Des gains importants
Le secteur du luxe est très proche de celui du sport ; y opèrent avant tout d’entreprises qui ont acquis une base de fans dévoués, une base qui adore la marque. Un exemple cité par Ibrahim Sagna : « Un Africain « marié » à une équipe de football britannique même s’il n’a jamais quitté le continent ; un individu qui paie 700 $ pour un t-shirt de marque alors qu’un simple t-shirt coûterait 7 $. C’est ce qu’on appelle la dévotion à la marque, un attachement qui produit d’immenses récompenses économiques et une valeur intemporelle. »
La lacune actuelle du marché de la diaspora est de fournir des produits de luxe culturellement pertinents et des expériences intemporelles. Il s’agit là d’une opportunité unique, estime-t-il.
Le secteur du luxe est l’un des plus importants et des plus lucratifs au monde. Le marché mondial des produits de luxe représentait 242,8 milliards $ en 2022 et devrait atteindre une valeur de 370 milliards $ d’ici à 2030.
« C’est là que se trouve la réponse. Certains secteurs et certaines industries conservent historiquement leur valeur, même si de nouvelles tendances apparaissent. » C’est l’une des raisons pour lesquelles les produits de luxe et les expériences font partie de la stratégie de portefeuille de la société.

Le plan des Silverbacks se concentre sur les secteurs qui fonctionnent sur la rareté et la dévotion à la marque. La fusion des secteurs de la technologie, du sport, du divertissement, des médias et du luxe présente un intérêt commercial, à condition de pouvoir s’appuyer sur des expériences authentiques et intemporelles et de maintenir les marques autour d’une narration puissante.

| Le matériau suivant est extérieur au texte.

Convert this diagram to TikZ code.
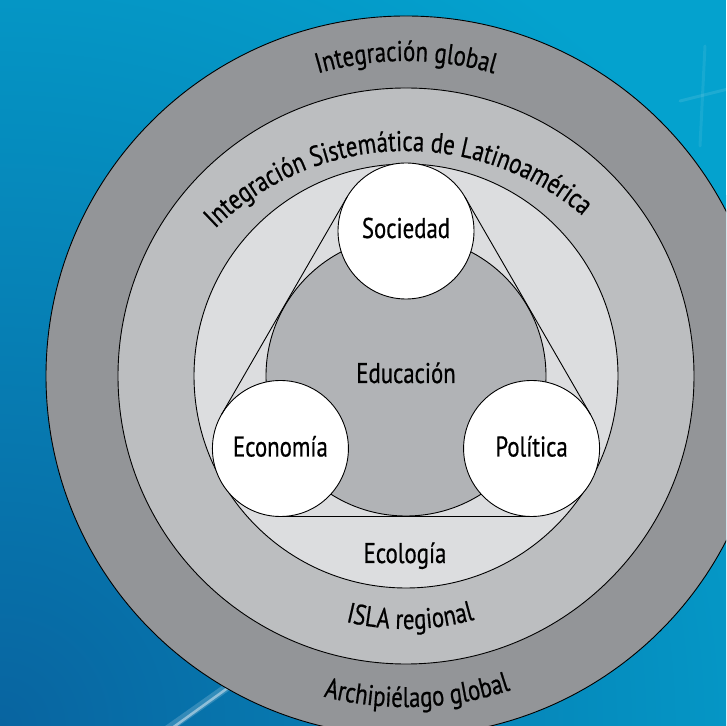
\documentclass[tikz,border=0pt]{standalone}
\usepackage{fontspec}
\setmainfont{PT Sans}[FakeStretch=0.8,FakeBold=0.6]
\usetikzlibrary{decorations.text,calc}
\definecolor{bgblue}{HTML}{04A2CE}
\definecolor{bgdark}{HTML}{0864A0}
\definecolor{ringA}{HTML}{939598}
\definecolor{ringB}{HTML}{BCBEC0}
\definecolor{ringC}{HTML}{DCDDDF}
\definecolor{educ}{HTML}{B1B3B6}
\newcommand\curvefont{\fontsize{28.5}{28.5}\selectfont}
\begin{document}
\begin{tikzpicture}[x=1pt,y=1pt,
  disc/.style={circle, draw=black, line width=0.9pt, inner sep=0pt, outer sep=0pt},
  small/.style={disc, fill=white, minimum size=136pt},
  lbl/.style={font=\curvefont, anchor=base, inner sep=0pt},
  edge/.style={draw=black, line width=0.9pt},
  curved/.style={decorate, decoration={text along path, text align=center, text={|\curvefont|#1}}}
]
\useasboundingbox (0,0) rectangle (726,726);
\clip (0,0) rectangle (726,726);
% background
\fill[bgblue] (0,0) rectangle (726,726);
\shade[inner color=bgdark, outer color=bgblue] (0,0) circle[radius=900];
\draw[white, opacity=0.18, line width=8pt, line cap=round] (165,-5) -- (240,48);
\draw[white, opacity=0.45, line width=2.5pt, line cap=round] (168,-5) -- (236,44);
\draw[white, opacity=0.10, line width=3pt, line cap=round] (680,625) -- (740,640);
\draw[white, opacity=0.08, line width=3pt, line cap=round] (700,580) -- (705,680);

\coordinate (C) at (406,350);
\coordinate (C2) at (406,302);

% rings
\node[disc, fill=ringA, minimum size=720pt] (global) at (C) {};
\node[disc, fill=ringB, minimum size=576pt] (regional) at (C) {};
\node[disc, fill=ringC, minimum size=424pt] (ecol) at (C) {};
\node[disc, fill=educ, minimum size=280pt] (edu) at (C) {};

% three circles
\node[small] (soc) at ($(C)+(90:145)$) {};
\node[small] (eco) at ($(C)+(210:145)$) {};
\node[small] (pol) at ($(C)+(330:145)$) {};

% triangle (outer tangents)
\draw[edge] (soc.150) -- (eco.150);
\draw[edge] (eco.270) -- (pol.270);
\draw[edge] (pol.30) -- (soc.30);

% labels
\node[lbl] (tsoc) at ($(soc.center)+(0,-7)$) {Sociedad};
\node[lbl] (teco) at ($(eco.center)+(0,-8)$) {Economía};
\node[lbl] (tpol) at ($(pol.center)+(0,-8)$) {Política};
\node[lbl] (tedu) at ($(C)+(0,-7)$) {Educación};
\node[lbl] (tecol) at (405,163) {Ecología};

% curved labels
\path[curved={Integración global}] ($(C)+(170:315)$) arc[start angle=170, end angle=10, radius=315];
\path[curved={Integración Sistemática de Latinoamérica}] ($(C2)+(172:273)$) arc[start angle=172, end angle=12, radius=273];
\path[curved={ISLA regional}] ($(C)+(-149:253)$) arc[start angle=-149, end angle=-29, radius=253];
\path[curved={Archipiélago global}] ($(C)+(-148:331)$) arc[start angle=-148, end angle=-28, radius=331];
\end{tikzpicture}
\end{document}
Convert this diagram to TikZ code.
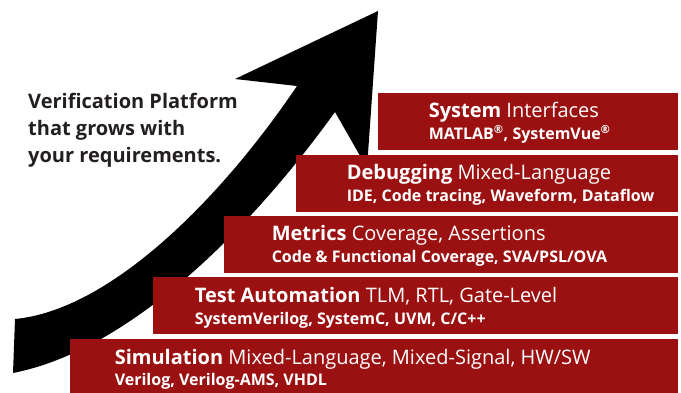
\documentclass[tikz,border=0pt]{standalone}
\usepackage{fontspec}
\setmainfont{Open Sans}
\usetikzlibrary{positioning}
\definecolor{tierred}{RGB}{155,17,17}
\definecolor{slogangray}{RGB}{35,31,32}
\tikzset{
    tier/.style={fill=tierred, inner sep=0pt, minimum height=57pt, anchor=north east}, % the red steps
    tierhead/.style={text=white, anchor=base west, inner sep=0pt, font=\fontsize{20}{24}\selectfont}, % first line of a step
    tiersub/.style={text=white, anchor=base west, inner sep=0pt, font=\bfseries\fontsize{16}{18}\selectfont}, % second line of a step
}

\begin{document}
\begin{tikzpicture}[x=1pt, y=-1pt]
\useasboundingbox (0,0) rectangle (681,393);
% the rising arrow
\fill[black] (15,319) .. controls (110,310) and (220,200) .. (297,86) -- (235,79) -- (378,11)
    -- (367,168) -- (335,112) .. controls (250,230) and (130,350) .. (13,373) -- cycle;
\node[anchor=north west, inner sep=0pt, align=left, text=slogangray,
    font=\bfseries\fontsize{20}{27}\selectfont] (slogan) at (28,93)
    {Verification Platform\\that grows with\\your requirements.};
% steps, top to bottom
\node[tier, minimum width=300pt] (sys) at (678,93) {};
\node[tier, minimum width=382pt, below=4pt of sys.south east, anchor=north east] (dbg) {};
\node[tier, minimum width=454pt, below=4pt of dbg.south east, anchor=north east] (met) {};
\node[tier, minimum width=525pt, below=4pt of met.south east, anchor=north east] (tst) {};
\node[tier, minimum width=608pt, below=4pt of tst.south east, anchor=north east] (sim) {};
% step texts
\node[tierhead] (syshead) at ([xshift=51pt, yshift=-25pt]sys.north west) {\textbf{System} Interfaces};
\node[tiersub] (syssub) at ([xshift=51pt, yshift=-47pt]sys.north west) {MATLAB\textsuperscript{®}, SystemVue\textsuperscript{®}};
\node[tierhead] (dbghead) at ([xshift=51pt, yshift=-25pt]dbg.north west) {\textbf{Debugging} Mixed-Language};
\node[tiersub] (dbgsub) at ([xshift=51pt, yshift=-47pt]dbg.north west) {IDE, Code tracing, Waveform, Dataflow};
\node[tierhead] (methead) at ([xshift=48pt, yshift=-25pt]met.north west) {\textbf{Metrics} Coverage, Assertions};
\node[tiersub] (metsub) at ([xshift=48pt, yshift=-47pt]met.north west) {Code \& Functional Coverage, SVA/PSL/OVA};
\node[tierhead] (tsthead) at ([xshift=42pt, yshift=-25pt]tst.north west) {\textbf{Test Automation} TLM, RTL, Gate-Level};
\node[tiersub] (tstsub) at ([xshift=42pt, yshift=-47pt]tst.north west) {SystemVerilog, SystemC, UVM, C/C++};
\node[tierhead] (simhead) at ([xshift=45pt, yshift=-26pt]sim.north west) {\textbf{Simulation} Mixed-Language, Mixed-Signal, HW/SW};
\node[tiersub] (simsub) at ([xshift=45pt, yshift=-47pt]sim.north west) {Verilog, Verilog-AMS, VHDL};
\end{tikzpicture}
\end{document}
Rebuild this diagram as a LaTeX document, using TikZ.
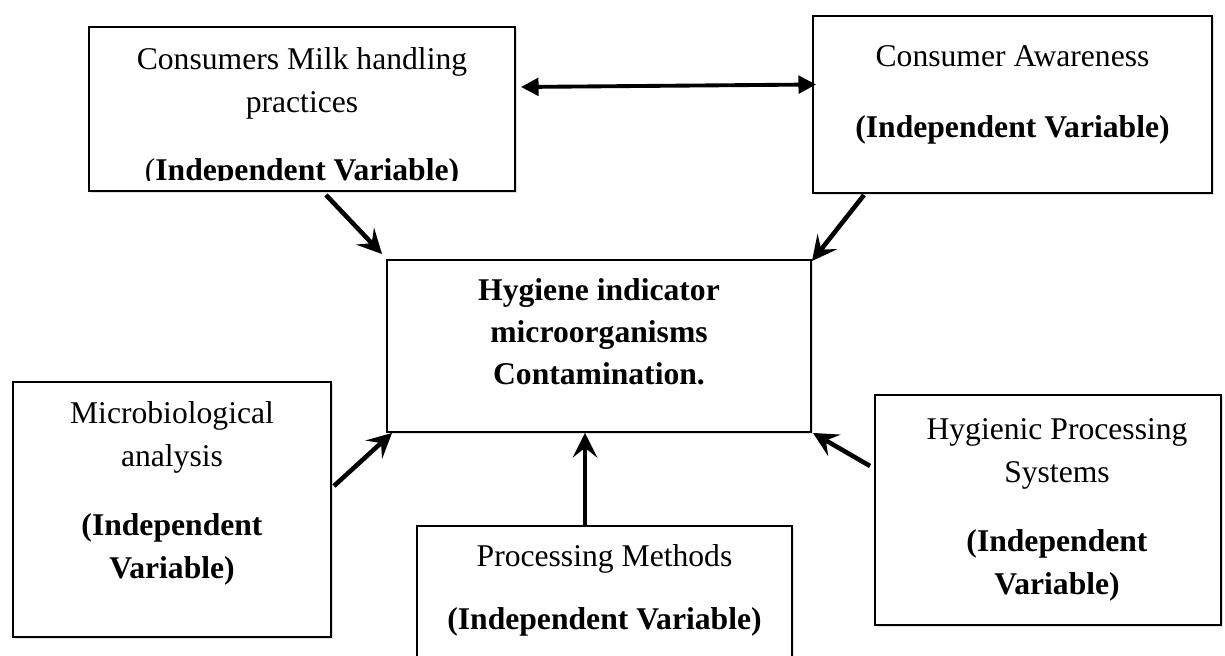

« Vous devez penser à ces choses comme vous le faites lorsque vous pensez à une compagnie aérienne. Vous devez donner la priorité au remplissage de la classe économique ou de la première classe. Une fois que vous aurez fait cela, le problème de la classe affaires se résoudra de lui-même. Mais il faut d’abord choisir un seul tunnel, puis progresser. »
Leurs investissements portent-ils leurs fruits ? « Notre portefeuille technologique a triplé de valeur en trois ans », affirme Ibrahim Sagna. « Au sein du portefeuille technologique, nous avons réussi à obtenir cinq sorties et le gain de chacune de ces sorties est plus de cinq fois supérieur à l’investissement initial en numéraire. »
La prochaine étape consiste à étendre ces succès aux secteurs du sport, du divertissement, des médias et du luxe. Si l’entreprise réussit et que ces secteurs décollent comme il le prédit, l’arrivée à maturité de l’Afrique dans le domaine commercial sera véritablement confirmée.